WRITTEN INSTRUCTION:
Transcribe only the part of the material below that begins at the line containing "Emit a Python script that matches this image, drawn with Altair." and ends at the line containing "-3.8, -1.4, 0.0]", with both kept and images left out.

[Entries with chart source code]
=-=-=-=-=

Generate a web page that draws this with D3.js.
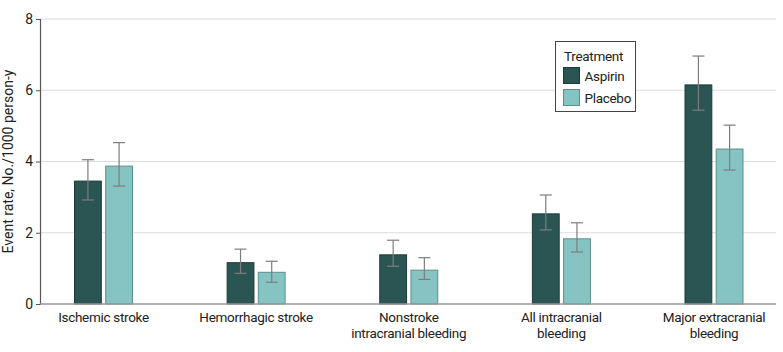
<!DOCTYPE html>
<html>
<head>
<meta charset="utf-8">
<script src="https://cdn.jsdelivr.net/npm/d3@7"></script>
<style>
  body { margin: 0; background: #fff; }
  text { font-family: Roboto, "Liberation Sans", sans-serif; fill: #222; }
</style>
</head>
<body>
<div id="chart"></div>
<script>
// data
let categories = ["Ischemic stroke", "Hemorrhagic stroke", "Nonstroke\nintracranial bleeding", "All intracranial\nbleeding", "Major extracranial\nbleeding"]
let groups = ["Aspirin", "Placebo"]
let aspirinRate = [3.45, 1.16, 1.38, 2.53, 6.15]
let aspirinLow = [2.92, 0.86, 1.06, 2.08, 5.44]
let aspirinHigh = [4.05, 1.54, 1.79, 3.06, 6.96]
let placeboRate = [3.87, 0.89, 0.95, 1.83, 4.35]
let placeboLow = [3.31, 0.61, 0.69, 1.46, 3.76]
let placeboHigh = [4.53, 1.20, 1.30, 2.28, 5.02]
let yTicks = [0, 2, 4, 6, 8]

function draw(){

    let svgWidth = 783
    let svgHeight = 352
    let left = 40, right = 776, top = 19, bottom = 304

    let svg = d3.select("#chart")
        .append("svg")
            .attr("width", svgWidth)
            .attr("height", svgHeight)

    let y = d3.scaleLinear()
        .domain([0, 8])
        .range([bottom, top])

    // category centres
    let x = d3.scalePoint()
        .domain(categories)
        .range([103.5, 714])

    let sub = d3.scaleBand()
        .domain(groups)
        .range([-29, 29])
        .paddingInner(0.14)

    let colour = d3.scaleOrdinal()
        .domain(groups)
        .range(["#2b5553", "#86c4c3"])
    let strokeColour = d3.scaleOrdinal()
        .domain(groups)
        .range(["#1d3a39", "#5b8f8d"])

    // gridlines
    svg.append("g")
        .selectAll("line")
        .data(yTicks.filter(d => d > 0))
        .join("line")
        .attr("x1", left)
        .attr("x2", right)
        .attr("y1", d => y(d))
        .attr("y2", d => y(d))
        .attr("stroke", "#dcdcdc")
        .attr("stroke-width", 1.2)

    // y axis
    let yAxis = svg.append("g")
        .attr("transform", `translate(${left},0)`)
        .call(d3.axisLeft(y).tickValues(yTicks).tickSize(4).tickPadding(3).tickFormat(d3.format("d")))
    yAxis.select(".domain").attr("stroke", "#555").attr("stroke-width", 1.2)
    yAxis.selectAll(".tick line").attr("stroke", "#555")
    yAxis.selectAll(".tick text")
        .style("font-family", "Roboto, sans-serif")
        .style("font-size", "14px")
        .attr("fill", "#222")

    // y label
    svg.append("text")
        .attr("transform", `translate(13, ${(top + bottom) / 2}) rotate(-90)`)
        .attr("text-anchor", "middle")
        .style("font-size", "14px")
        .text("Event rate, No./1000 person-y")

    let rows = []
    categories.forEach(function(c, i){
        rows.push({cat: c, group: "Aspirin", v: aspirinRate[i], lo: aspirinLow[i], hi: aspirinHigh[i]})
        rows.push({cat: c, group: "Placebo", v: placeboRate[i], lo: placeboLow[i], hi: placeboHigh[i]})
    })

    // bars
    svg.append("g")
        .selectAll("rect")
        .data(rows)
        .join("rect")
        .attr("x", d => x(d.cat) + sub(d.group))
        .attr("y", d => y(d.v))
        .attr("width", sub.bandwidth())
        .attr("height", d => bottom - y(d.v))
        .attr("fill", d => colour(d.group))
        .attr("stroke", d => strokeColour(d.group))
        .attr("stroke-width", 1)

    // error bars
    let err = svg.append("g")
        .attr("stroke", "#7d7d7d")
        .attr("stroke-width", 1.2)
    let cx = d => x(d.cat) + sub(d.group) + sub.bandwidth() / 2
    err.selectAll(".whisker")
        .data(rows)
        .join("line")
        .attr("x1", cx).attr("x2", cx)
        .attr("y1", d => y(d.lo)).attr("y2", d => y(d.hi))
    err.selectAll(".cap-hi")
        .data(rows)
        .join("line")
        .attr("x1", d => cx(d) - 6).attr("x2", d => cx(d) + 6)
        .attr("y1", d => y(d.hi)).attr("y2", d => y(d.hi))
    err.selectAll(".cap-lo")
        .data(rows)
        .join("line")
        .attr("x1", d => cx(d) - 6).attr("x2", d => cx(d) + 6)
        .attr("y1", d => y(d.lo)).attr("y2", d => y(d.lo))

    // baseline
    svg.append("line")
        .attr("x1", left).attr("x2", right)
        .attr("y1", bottom).attr("y2", bottom)
        .attr("stroke", "#999")
        .attr("stroke-width", 1.5)

    // category labels
    let labels = svg.append("g")
        .selectAll("text")
        .data(categories)
        .join("text")
        .attr("text-anchor", "middle")
        .attr("transform", d => `translate(${x(d)}, 322)`)
        .style("font-size", "13.5px")
        .style("letter-spacing", "-0.3px")
    labels.selectAll("tspan")
        .data(d => d.split("\n"))
        .join("tspan")
        .attr("x", 0)
        .attr("dy", (d, i) => i == 0 ? 0 : 16)
        .text(d => d)

    // legend
    let legend = svg.append("g")
        .attr("transform", "translate(555.5, 41.5)")
    legend.append("rect")
        .attr("width", 80)
        .attr("height", 70)
        .attr("fill", "#fff")
        .attr("stroke", "#444")
        .attr("stroke-width", 1)
    legend.append("text")
        .attr("x", 8.5)
        .attr("y", 19)
        .style("font-size", "13.5px")
        .style("letter-spacing", "-0.3px")
        .text("Treatment")
    let items = legend.selectAll(".item")
        .data(groups)
        .join("g")
        .attr("transform", (d, i) => `translate(8, ${26 + i * 22})`)
    items.append("rect")
        .attr("width", 16)
        .attr("height", 16)
        .attr("fill", d => colour(d))
        .attr("stroke", d => strokeColour(d))
    items.append("text")
        .attr("x", 21)
        .attr("y", 13)
        .style("font-size", "13.5px")
        .style("letter-spacing", "-0.3px")
        .text(d => d)
}

draw()
</script>
</body>
</html>
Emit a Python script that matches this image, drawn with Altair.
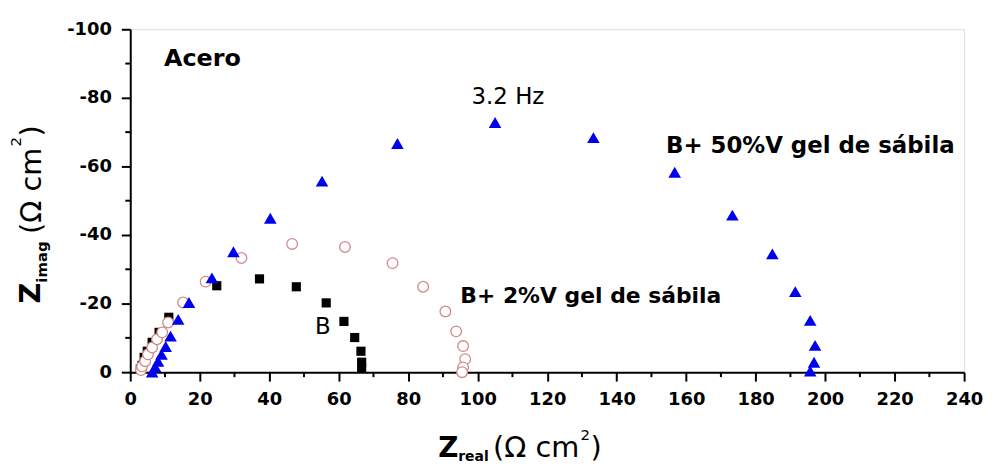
import altair as alt
import pandas as pd

# ---- data ----
b_real = [2.9, 3.4, 4.0, 4.9, 6.3, 8.3, 11.1, 24.9, 37.2, 47.8, 56.4, 61.5, 64.6, 66.4, 66.6, 66.6]
b_imag = [-0.9, -2.0, -4.3, -6.1, -8.7, -11.6, -16.0, -25.2, -27.2, -24.9, -20.2, -14.8, -10.1, -6.1, -2.9, -1.2]

g2_real = [3.1, 3.4, 4.3, 5.1, 6.3, 7.7, 9.2, 10.9, 15.2, 21.7, 32.0, 46.6, 61.8, 75.5, 84.3, 90.7, 93.8, 95.8, 96.4, 95.8, 95.5]
g2_imag = [-0.6, -1.7, -3.2, -5.2, -7.2, -9.6, -11.6, -14.5, -20.3, -26.4, -33.3, -37.4, -36.5, -31.8, -24.9, -17.7, -11.9, -7.6, -3.8, -1.4, 0.0]

g50_real = [6.3, 7.2, 8.0, 9.0, 10.2, 11.6, 13.8, 16.9, 23.5, 29.7, 40.3, 55.2, 76.9, 105.0, 133.3, 156.7, 173.3, 184.8, 191.4, 195.7, 197.1, 196.8, 195.7]
g50_imag = [0.0, -1.5, -3.2, -5.2, -7.5, -10.5, -15.4, -20.3, -27.5, -35.1, -44.9, -55.7, -66.7, -72.8, -68.4, -58.3, -45.8, -34.5, -23.5, -15.1, -7.8, -2.9, -0.3]

x_major = [0, 20, 40, 60, 80, 100, 120, 140, 160, 180, 200, 220, 240]
x_minor = [10, 30, 50, 70, 90, 110, 130, 150, 170, 190, 210, 230]
y_major = [0, -20, -40, -60, -80, -100]
y_minor = [-10, -30, -50, -70, -90]

ann_text = ["Acero", "3.2 Hz", "B+ 50%V gel de sábila", "B+ 2%V gel de sábila", "B"]
ann_x = [9.7, 108.7, 154.2, 95.0, 53.2]
ann_y = [-89.3, -78.3, -63.8, -20.3, -11.0]
ann_weight = ["bold", "normal", "bold", "bold", "normal"]
ann_size = [24, 23, 23, 22, 23]
ann_align = ["left", "center", "left", "left", "left"]

W, H = 839, 345
FONT = "DejaVu Sans"

xs = alt.Scale(domain=[0, 240], nice=False, zero=False)
ys = alt.Scale(domain=[0, -100], nice=False, zero=False)

df_b = pd.DataFrame({"x": b_real, "y": b_imag})
df_2 = pd.DataFrame({"x": g2_real, "y": g2_imag})
df_50 = pd.DataFrame({"x": g50_real, "y": g50_imag})

common = dict(title=None, grid=False, domainColor="black", domainWidth=2,
              tickColor="black", tickWidth=2, tickSize=9, labelFont=FONT, labelFontWeight="bold",
              labelFontSize=18, labelColor="black", labelPadding=10, labelFlush=False,
              labelOverlap=False, labelBound=False)
xaxis = alt.Axis(values=x_major, **common)
yaxis = alt.Axis(values=y_major, labelExpr="datum.value == 0 ? '0' : '-' + abs(datum.value)", **common)

sq = alt.Chart(df_b).mark_point(shape="square", filled=True, color="black", size=85, opacity=1).encode(
    x=alt.X("x:Q", scale=xs, axis=xaxis), y=alt.Y("y:Q", scale=ys, axis=yaxis))
ci = alt.Chart(df_2).mark_point(shape="circle", filled=False, fill="white", fillOpacity=1,
                                stroke="#d08a8a", strokeWidth=1.3, size=115, opacity=1).encode(
    x=alt.X("x:Q", scale=xs), y=alt.Y("y:Q", scale=ys))
tr = alt.Chart(df_50).mark_point(shape="triangle-up", filled=True, color="#0000ee", size=160, opacity=1).encode(
    x=alt.X("x:Q", scale=xs), y=alt.Y("y:Q", scale=ys))

# minor ticks
df_xm = pd.DataFrame({"v": x_minor})
df_ym = pd.DataFrame({"v": y_minor})
xminor = alt.Chart(df_xm).mark_rule(color="black", strokeWidth=2).encode(
    x=alt.X("v:Q", scale=xs), y=alt.value(H), y2=alt.value(H + 5))
yminor = alt.Chart(df_ym).mark_rule(color="black", strokeWidth=2).encode(
    y=alt.Y("v:Q", scale=ys), x=alt.value(-5), x2=alt.value(0))

df_ann = pd.DataFrame({"t": ann_text, "x": ann_x, "y": ann_y})
ann_layers = []
for i in range(len(ann_text)):
    d = df_ann.iloc[[i]]
    ann_layers.append(alt.Chart(d).mark_text(align=ann_align[i], baseline="alphabetic", font=FONT,
                                             fontWeight=ann_weight[i], fontSize=ann_size[i],
                                             color="black").encode(
        x=alt.X("x:Q", scale=xs), y=alt.Y("y:Q", scale=ys), text="t:N"))

# axis titles built from pieces (subscript / superscript)
one = pd.DataFrame({"a": [0]})
def piece(txt, px, py, size, weight="normal", angle=0):
    return alt.Chart(one).mark_text(text=txt, align="left", baseline="alphabetic", font=FONT,
                                    fontSize=size, fontWeight=weight, angle=angle, color="black").encode(
        x=alt.value(px), y=alt.value(py))

xt = [
    piece("Z", 310, 430, 28, "bold"),
    piece("real", 330, 434, 14, "bold"),
    piece("(Ω cm", 365, 430, 29),
    piece("2", 453, 413, 15),
    piece(")", 463, 430, 29),
]
yt = [
    piece("Z", -91, 276, 29, "bold", 270),
    piece("imag", -84, 255, 15, "bold", 270),
    piece("(Ω cm", -90, 206, 29, "normal", 270),
    piece("2", -110, 118, 15, "normal", 270),
    piece(")", -90, 108, 29, "normal", 270),
]

chart = alt.layer(sq, ci, tr, xminor, yminor, *ann_layers, *xt, *yt).properties(
    width=W, height=H,
    autosize=alt.AutoSizeParams(type="none"),
    padding={"left": 123, "top": 20, "right": 20, "bottom": 90},
).configure_view(stroke="#a0a0a0", strokeWidth=1.5).configure(background="white")

chart.save("out.html", embed_options={"renderer": "svg", "actions": False})
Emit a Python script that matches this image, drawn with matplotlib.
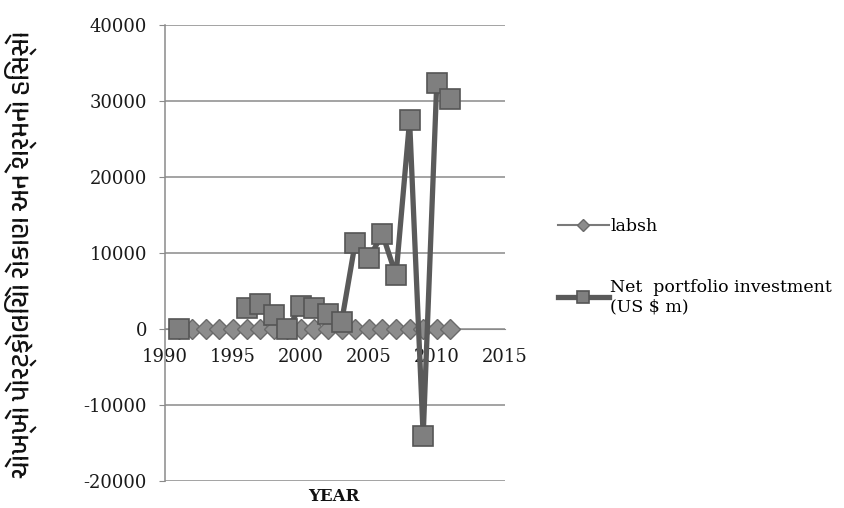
import numpy as np
import matplotlib
matplotlib.use('Agg')
import matplotlib.pyplot as plt
from matplotlib import font_manager

plt.rcParams['axes.unicode_minus'] = False

years = list(range(1991, 2012))
labsh = [0.40, 0.40, 0.39, 0.39, 0.38, 0.38, 0.38, 0.37, 0.37, 0.37, 0.36,
         0.36, 0.35, 0.35, 0.35, 0.34, 0.34, 0.34, 0.33, 0.33, 0.33]
npi = [6, np.nan, np.nan, np.nan, np.nan, 2748, 3312, 1828, -61, 3026, 2760,
       2021, 979, 11377, 9291, 12494, 7060, 27433, -14030, 32396, 30293]

y_label = 'ચોખ્ખો પોર્ટફોલિયો રોકાણ અને શ્રમનો હિસ્સો'

# pick a font that has Gujarati glyphs, if one is installed
names = sorted(set(f.name for f in font_manager.fontManager.ttflist))
guj = [n for n in names if 'Gujarati' in n]

serif = 'DejaVu Serif'
fig = plt.figure(figsize=(8.44, 5.08), dpi=100)
ax = fig.add_axes([0.1955, 0.053, 0.4025, 0.898])

ax.plot(years, labsh, color='#7a7a7a', lw=1.5, marker='D', ms=10,
        mfc='#8c8c8c', mec='#6a6a6a', mew=1.0, zorder=3, label='labsh')
ax.plot(years, npi, color='#5a5a5a', lw=3.8, marker='s', ms=14,
        mfc='#7f7f7f', mec='#555555', mew=1.2, zorder=4,
        label='Net  portfolio investment\n(US $ m)')

ax.set_xlim(1990, 2015)
ax.set_ylim(-20000, 40000)
ax.set_xticks(range(1990, 2016, 5))
ax.set_yticks(range(-20000, 40001, 10000))
ax.yaxis.grid(True, color='#8a8a8a', lw=1.1)
ax.set_axisbelow(True)

for s in ['top', 'right']:
    ax.spines[s].set_visible(False)
ax.spines['bottom'].set_position(('data', 0))
ax.spines['bottom'].set_color('#8a8a8a')
ax.spines['left'].set_color('#8a8a8a')
ax.spines['left'].set_linewidth(1.1)
ax.tick_params(axis='x', length=0, pad=14, labelsize=13)
ax.tick_params(axis='y', length=4, color='#8a8a8a', labelsize=13, pad=9)
for t in ax.get_xticklabels() + ax.get_yticklabels():
    t.set_fontfamily(serif)
    t.set_color('#1a1a1a')

fig.text(0.395, 0.022, 'YEAR', family=serif, weight='bold', fontsize=12,
         ha='center', va='center', color='#111111')
fig.text(0.024, 0.5, y_label, family=guj + ['Noto Sans', 'DejaVu Sans'],
         weight='bold', fontsize=19, rotation=90, ha='center', va='center',
         color='#111111')

leg = ax.legend(loc='center left', bbox_to_anchor=(0.643, 0.475),
                bbox_transform=fig.transFigure, frameon=False,
                prop={'family': serif, 'size': 12.5}, handlelength=2.9,
                labelspacing=2.5, handletextpad=0.1, markerscale=0.6)

fig.savefig('out.png', dpi=100)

=-=-=-=-=

SOLVED EXERCISE:
Emit a Python script that matches this image, drawn with Altair.
import altair as alt
import pandas as pd

# ---- data ----
b_real = [2.9, 3.4, 4.0, 4.9, 6.3, 8.3, 11.1, 24.9, 37.2, 47.8, 56.4, 61.5, 64.6, 66.4, 66.6, 66.6]
b_imag = [-0.9, -2.0, -4.3, -6.1, -8.7, -11.6, -16.0, -25.2, -27.2, -24.9, -20.2, -14.8, -10.1, -6.1, -2.9, -1.2]

g2_real = [3.1, 3.4, 4.3, 5.1, 6.3, 7.7, 9.2, 10.9, 15.2, 21.7, 32.0, 46.6, 61.8, 75.5, 84.3, 90.7, 93.8, 95.8, 96.4, 95.8, 95.5]
g2_imag = [-0.6, -1.7, -3.2, -5.2, -7.2, -9.6, -11.6, -14.5, -20.3, -26.4, -33.3, -37.4, -36.5, -31.8, -24.9, -17.7, -11.9, -7.6, -3.8, -1.4, 0.0]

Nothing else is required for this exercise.